(February 9, 2007)

At Living Room today we had some interesting discussion. One thing that had the most impact on me was when someone said how she feels best during depression when she can get away from thinking about herself. When she tries to reach out and show an interest in other people’s lives, it’s easier to forget her own misery. There is something powerful in the act of giving – and that does not only mean giving things, but giving our attention to other people and their stories.

When we’re depressed it’s natural to be self-consumed with the misery we feel. In fact people who suffer from almost any illness are in danger of becoming self-absorbed. It’s natural.

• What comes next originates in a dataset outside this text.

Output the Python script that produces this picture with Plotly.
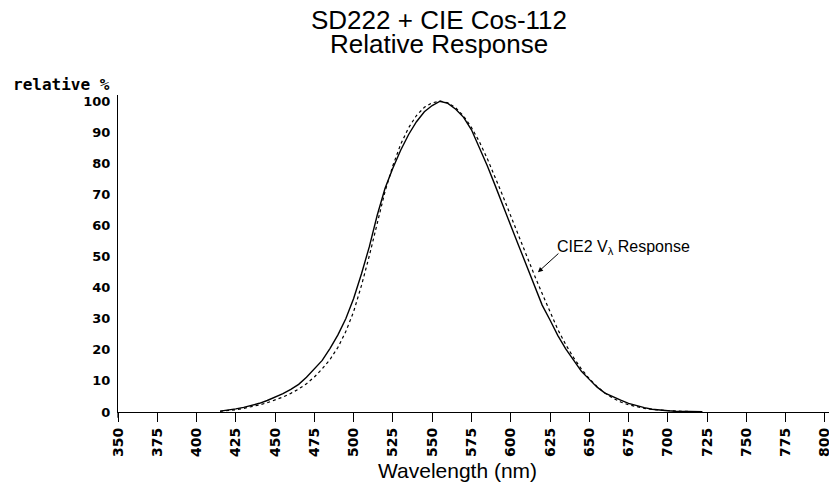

Interestingly, it’s not only a depressed mood that will make us self-absorbed. The same holds true for high moods. When I’m high and with friends, I’ll talk their heads off about all the “wonderful” projects I’m engaged in. I totally forget that they have lives too. I forget to ask how they are doing. I’m so full of myself.

But, when I consciously try, and succeed, asking my friends about themselves. When I ask how they’re feeling and what they’re doing, something happens that makes me feel better about myself. I’ve come to appreciate having people trust me enough to tell me their troubles. I like the sense of connection it gives us. It feels good to forget about myself.

It’s hard, but I must try constantly, to be more other-centered. The payoff is huge. I feel stronger when I reach out. I feel more well. I don’t feel so much a consumer or victim. I’m then a contributor and supporter.